What is expected » Send back exactly the lines from the opening line of the records below through the one with "y_minor = [10, 20, 30, 40, 60, 70, 80, 90, 110]".

Figure scripts »
▬▬▬▬▬▬▬▬▬▬
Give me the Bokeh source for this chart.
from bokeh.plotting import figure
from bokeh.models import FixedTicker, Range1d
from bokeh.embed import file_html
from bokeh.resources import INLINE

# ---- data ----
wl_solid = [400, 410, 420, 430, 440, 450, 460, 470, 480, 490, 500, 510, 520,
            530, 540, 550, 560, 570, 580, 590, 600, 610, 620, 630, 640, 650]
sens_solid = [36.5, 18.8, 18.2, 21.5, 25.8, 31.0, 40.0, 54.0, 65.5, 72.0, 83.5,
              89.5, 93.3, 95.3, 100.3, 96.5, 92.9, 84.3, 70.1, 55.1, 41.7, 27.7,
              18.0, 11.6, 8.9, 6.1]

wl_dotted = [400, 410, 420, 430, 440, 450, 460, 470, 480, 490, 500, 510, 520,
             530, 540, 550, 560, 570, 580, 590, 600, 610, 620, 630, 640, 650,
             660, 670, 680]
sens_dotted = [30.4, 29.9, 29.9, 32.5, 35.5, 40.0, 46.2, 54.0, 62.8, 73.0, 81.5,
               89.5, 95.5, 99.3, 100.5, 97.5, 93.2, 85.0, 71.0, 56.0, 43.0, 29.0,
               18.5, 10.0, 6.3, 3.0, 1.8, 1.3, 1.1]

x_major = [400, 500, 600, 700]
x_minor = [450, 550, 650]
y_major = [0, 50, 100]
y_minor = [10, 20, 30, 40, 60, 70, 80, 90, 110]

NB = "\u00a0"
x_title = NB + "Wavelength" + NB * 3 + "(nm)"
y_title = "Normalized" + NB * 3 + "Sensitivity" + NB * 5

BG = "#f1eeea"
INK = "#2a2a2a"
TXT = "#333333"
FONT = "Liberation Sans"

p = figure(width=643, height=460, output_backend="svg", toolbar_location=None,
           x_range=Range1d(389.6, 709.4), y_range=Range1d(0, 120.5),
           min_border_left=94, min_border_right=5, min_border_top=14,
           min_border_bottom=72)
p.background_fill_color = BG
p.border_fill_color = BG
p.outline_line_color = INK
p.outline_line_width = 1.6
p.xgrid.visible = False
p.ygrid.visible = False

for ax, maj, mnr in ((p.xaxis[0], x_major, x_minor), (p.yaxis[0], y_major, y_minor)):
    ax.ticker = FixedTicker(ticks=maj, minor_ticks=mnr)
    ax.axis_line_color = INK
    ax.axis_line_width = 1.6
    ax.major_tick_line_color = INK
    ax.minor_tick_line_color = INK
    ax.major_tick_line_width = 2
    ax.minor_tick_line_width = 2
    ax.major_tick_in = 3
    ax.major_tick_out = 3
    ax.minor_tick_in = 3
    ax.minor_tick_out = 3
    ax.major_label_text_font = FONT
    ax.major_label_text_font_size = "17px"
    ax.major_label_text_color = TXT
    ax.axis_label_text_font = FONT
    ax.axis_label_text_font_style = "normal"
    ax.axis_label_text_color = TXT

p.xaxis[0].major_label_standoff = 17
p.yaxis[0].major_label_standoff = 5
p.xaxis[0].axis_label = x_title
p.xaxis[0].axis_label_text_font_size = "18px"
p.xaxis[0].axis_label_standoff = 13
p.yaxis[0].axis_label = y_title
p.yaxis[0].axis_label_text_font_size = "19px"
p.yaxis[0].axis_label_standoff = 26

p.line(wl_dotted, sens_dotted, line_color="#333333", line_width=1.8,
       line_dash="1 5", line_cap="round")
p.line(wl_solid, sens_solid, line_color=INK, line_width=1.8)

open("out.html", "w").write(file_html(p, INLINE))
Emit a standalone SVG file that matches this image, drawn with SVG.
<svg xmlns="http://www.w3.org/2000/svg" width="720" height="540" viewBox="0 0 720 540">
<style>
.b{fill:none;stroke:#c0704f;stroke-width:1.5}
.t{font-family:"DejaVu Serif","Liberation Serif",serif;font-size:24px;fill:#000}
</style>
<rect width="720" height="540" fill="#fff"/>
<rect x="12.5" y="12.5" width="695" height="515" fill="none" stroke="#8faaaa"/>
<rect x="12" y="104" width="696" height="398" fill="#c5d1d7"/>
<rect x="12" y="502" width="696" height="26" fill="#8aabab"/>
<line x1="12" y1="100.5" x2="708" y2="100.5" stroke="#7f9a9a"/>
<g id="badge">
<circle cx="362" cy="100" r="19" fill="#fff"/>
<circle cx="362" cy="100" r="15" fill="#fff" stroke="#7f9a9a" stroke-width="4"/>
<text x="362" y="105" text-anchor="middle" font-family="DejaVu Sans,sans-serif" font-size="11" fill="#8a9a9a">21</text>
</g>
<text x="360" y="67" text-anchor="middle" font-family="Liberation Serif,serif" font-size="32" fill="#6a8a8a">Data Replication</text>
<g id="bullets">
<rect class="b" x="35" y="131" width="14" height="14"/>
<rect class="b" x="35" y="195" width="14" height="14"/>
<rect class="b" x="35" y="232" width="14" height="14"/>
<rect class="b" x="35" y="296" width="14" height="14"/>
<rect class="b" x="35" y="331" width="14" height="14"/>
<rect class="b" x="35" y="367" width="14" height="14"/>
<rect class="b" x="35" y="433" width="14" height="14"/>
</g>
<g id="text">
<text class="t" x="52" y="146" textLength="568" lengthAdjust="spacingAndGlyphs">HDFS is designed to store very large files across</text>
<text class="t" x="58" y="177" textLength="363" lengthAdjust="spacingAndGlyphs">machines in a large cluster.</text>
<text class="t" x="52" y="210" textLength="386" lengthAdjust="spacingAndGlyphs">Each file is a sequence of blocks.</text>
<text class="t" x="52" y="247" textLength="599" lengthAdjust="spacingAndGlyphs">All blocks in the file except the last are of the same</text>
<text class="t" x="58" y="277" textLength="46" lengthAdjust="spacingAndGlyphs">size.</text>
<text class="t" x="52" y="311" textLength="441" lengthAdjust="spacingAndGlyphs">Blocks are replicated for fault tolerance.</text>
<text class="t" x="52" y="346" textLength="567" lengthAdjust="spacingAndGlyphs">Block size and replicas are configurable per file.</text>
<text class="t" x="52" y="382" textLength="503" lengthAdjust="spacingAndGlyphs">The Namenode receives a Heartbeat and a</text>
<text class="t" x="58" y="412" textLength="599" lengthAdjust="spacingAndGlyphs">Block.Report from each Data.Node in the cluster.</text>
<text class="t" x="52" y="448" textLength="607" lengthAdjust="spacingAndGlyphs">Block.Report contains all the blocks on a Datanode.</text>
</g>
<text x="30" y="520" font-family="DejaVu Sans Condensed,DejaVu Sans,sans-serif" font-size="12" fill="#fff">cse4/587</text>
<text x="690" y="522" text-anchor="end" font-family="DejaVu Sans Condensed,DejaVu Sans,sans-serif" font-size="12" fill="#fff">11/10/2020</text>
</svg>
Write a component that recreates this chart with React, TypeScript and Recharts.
▬▬▬▬▬▬▬▬▬▬
Response to this task »
Give me the Bokeh source for this chart.
from bokeh.plotting import figure
from bokeh.models import FixedTicker, Range1d
from bokeh.embed import file_html
from bokeh.resources import INLINE

# ---- data ----
wl_solid = [400, 410, 420, 430, 440, 450, 460, 470, 480, 490, 500, 510, 520,
            530, 540, 550, 560, 570, 580, 590, 600, 610, 620, 630, 640, 650]
sens_solid = [36.5, 18.8, 18.2, 21.5, 25.8, 31.0, 40.0, 54.0, 65.5, 72.0, 83.5,
              89.5, 93.3, 95.3, 100.3, 96.5, 92.9, 84.3, 70.1, 55.1, 41.7, 27.7,
              18.0, 11.6, 8.9, 6.1]

wl_dotted = [400, 410, 420, 430, 440, 450, 460, 470, 480, 490, 500, 510, 520,
             530, 540, 550, 560, 570, 580, 590, 600, 610, 620, 630, 640, 650,
             660, 670, 680]
sens_dotted = [30.4, 29.9, 29.9, 32.5, 35.5, 40.0, 46.2, 54.0, 62.8, 73.0, 81.5,
               89.5, 95.5, 99.3, 100.5, 97.5, 93.2, 85.0, 71.0, 56.0, 43.0, 29.0,
               18.5, 10.0, 6.3, 3.0, 1.8, 1.3, 1.1]

x_major = [400, 500, 600, 700]
x_minor = [450, 550, 650]
y_major = [0, 50, 100]
y_minor = [10, 20, 30, 40, 60, 70, 80, 90, 110]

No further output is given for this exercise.